Enlightened by various new ideas, many Taiwanese individuals who received their education in Japan began pushing for political, social and cultural reforms and demanded equal treatment. In 1921, a group of activists including Jiang Wei-shui founded the Taiwanese Cultural Association in Taipei. Its mission was to enhance the knowledge and political awareness of the Taiwanese people through local cultural activities, with a view to awakening their self-awareness and specifically critical thinking towards Japanese colonial policies. In 1927, Jiang founded the Taiwan People’s Party, the first political party in Taiwan. However, suppression by Taiwan’s Governor-General caused the gradual disintegration of these political parties and factions.


Taiwan also began embarking on a different developmental direction from Japan and Mainland China in literature, fine arts, paintings, etc., due to its social activism and influence from Western cultures and China’s New Culture Movement. 1920 saw the birth of Taiwan’s New Literature Movement, where the vernacular Chinese language was promoted over classical Chinese. In 1933, Taiwanese writers first banded with Japanese writers to form the Taiwan Writer’s Association and then later independently founded the Taiwan Writer’s Alliance. Other forms of art and expression like paintings, sculpture, music, TV and radio broadcasting were also introduced to Taiwan during this period.

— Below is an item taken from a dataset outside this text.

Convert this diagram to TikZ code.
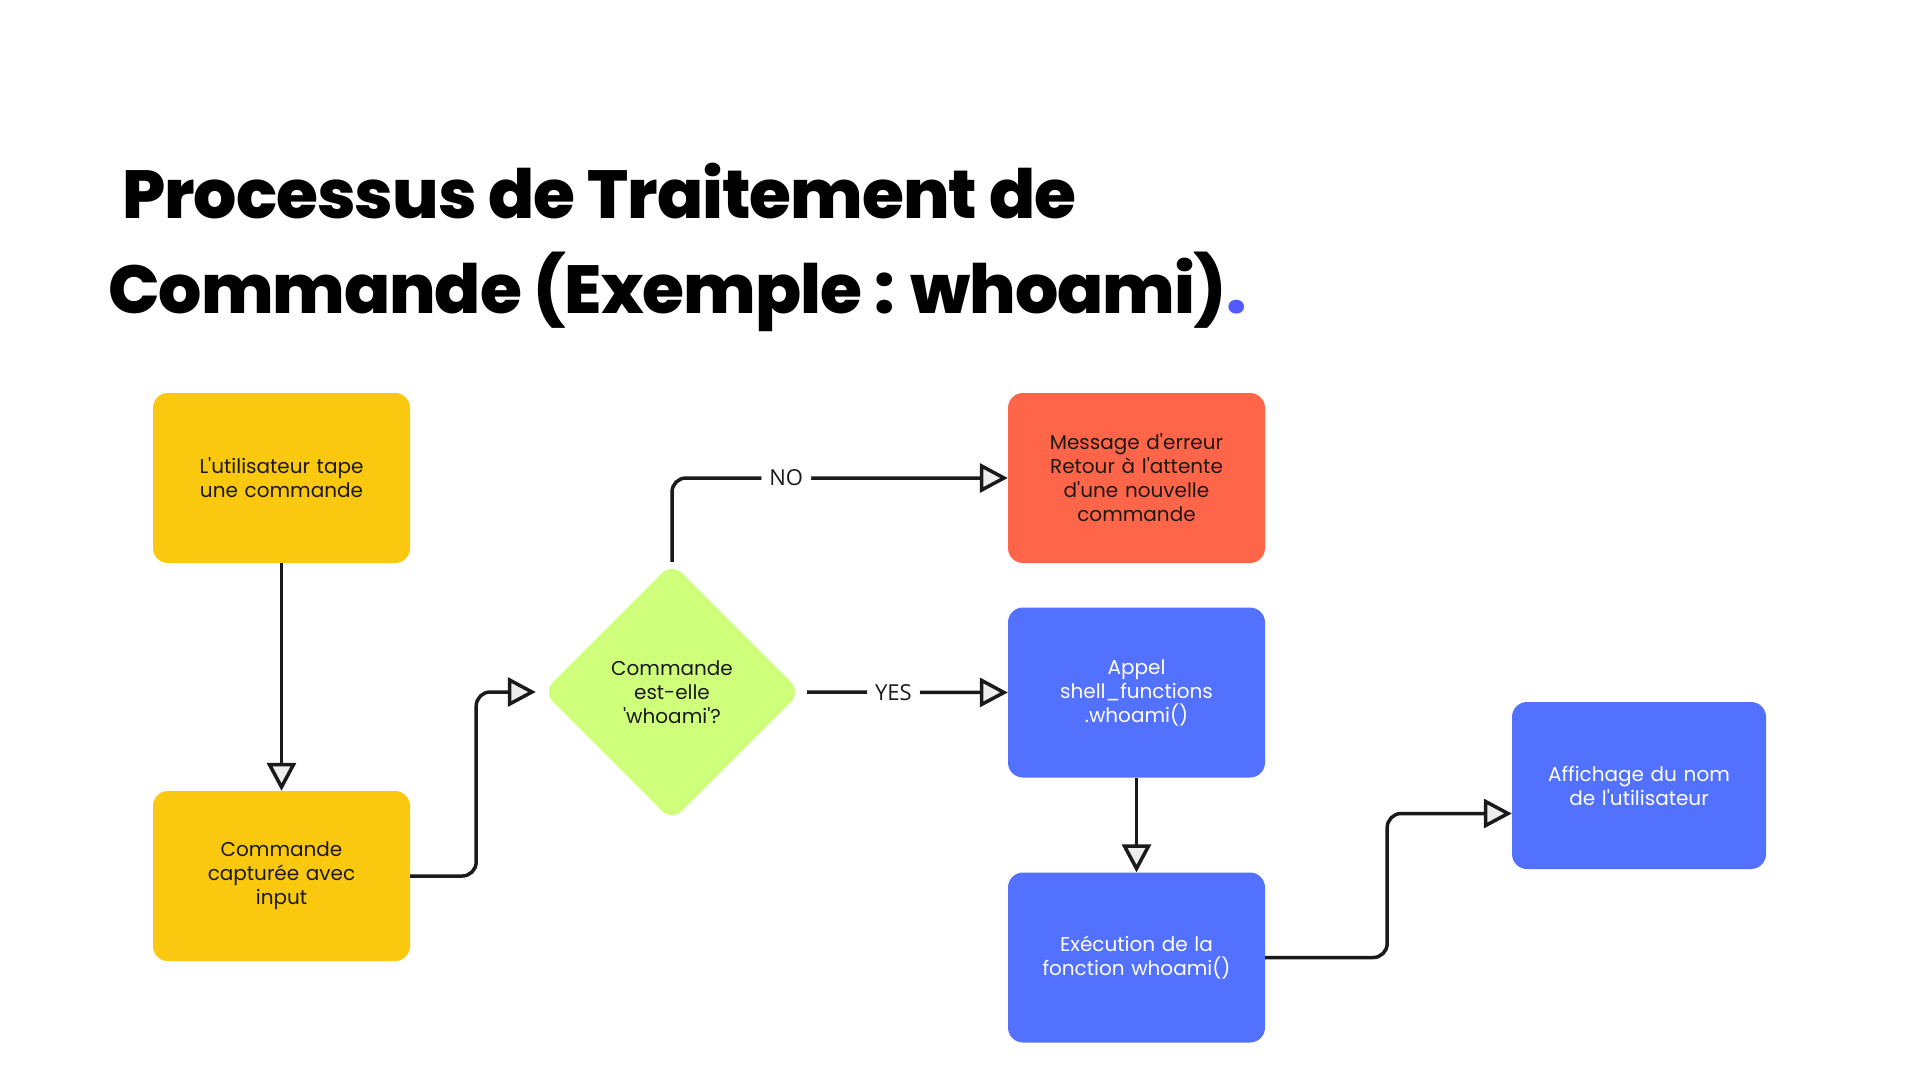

In 1936, the Governor-General of Taiwan founded a corporation to promote industrialization of Taiwan as part of Japan’s “industry in Taiwan, agriculture in Southeast Asia” colonial policy. Aluminum foundries, hydro and thermal power stations were established in Kaohsiung port. After the Pearl Harbor incident, however, there was a policy shift to ensure Taiwan’s industrial self-sufficiency, resulting in the first 5-year productivity proliferation plan and the first time in its history Taiwan’s industrial productivity surpassed agricultural productivity.


The American military launched a bombardment of Taiwan in 1944, destroying many government offices and factories and bringing industrial productivity almost to a complete halt. The Japanese military exerted strict control over newspapers and broadcasts and blocked any war-related news.


Sealed off from any military, economic and financial information, Taiwanese people had no assurance of their freedom, and rumors and anxiety filled the streets. All major cities in Taiwan were under attack rage, people’s lives were interrupted by constant air raids, and many city dwellers were forced to relocate to the countryside. On August 15, 1945, Japan declared an unconditional surrender. On October 25 of the same year, the last Governor General Ando Rikichi signed an official surrender at Taipei City Hall, formally marking an end to Japan’s rule of Taiwan.


People and Culture


 

The Japanese employed a strategy of cultural assimilation and placation by teaching their language to the locals and putting in place three separate education systems for the Japanese, Han and aborigines. Meanwhile, policies specifically formulated for the aborigines were enforced at this time to ensure their submissiveness. Japan’s civil code, criminal code and commercial laws as well as limited local self-governance were also implemented in Taiwan, which was now divided into a three-level administrative hierarchy of state, city and neighborhood.


Socially, the Governor-General endeavored to eliminate the “three vices”: opium, foot binding (for women) and queues (for men).


Sanitation systems were enhanced, sewage networks were improved and efforts were made to eradicate rats. Other measures which would have profound influence on Taiwan’s city infrastructure was also implemented: use of the lunar calendar was replaced by that of the Gregorian one; clocks were placed on streets to improve the locals’ punctuality; programs to improve existing streets and build new streets were carried out in cities.


Economically, the Governor-General conducted a series of reforms in the sugar industry to raise Taiwan’s sugar productivity, including introducing sugar cane varieties with higher sugar content, upgrading the production process and rewarding sugar manufacturers. To lure capital investment in the sugar industry, a system was put in place where farmers were only permitted to sell sugar cane to plants close to their farms at prices determined by the plants. As a result, many major Japanese financial groups were attracted to set up sugar-production businesses in Taiwan, forcing out every local conventional sugar-maker and becoming a monopoly.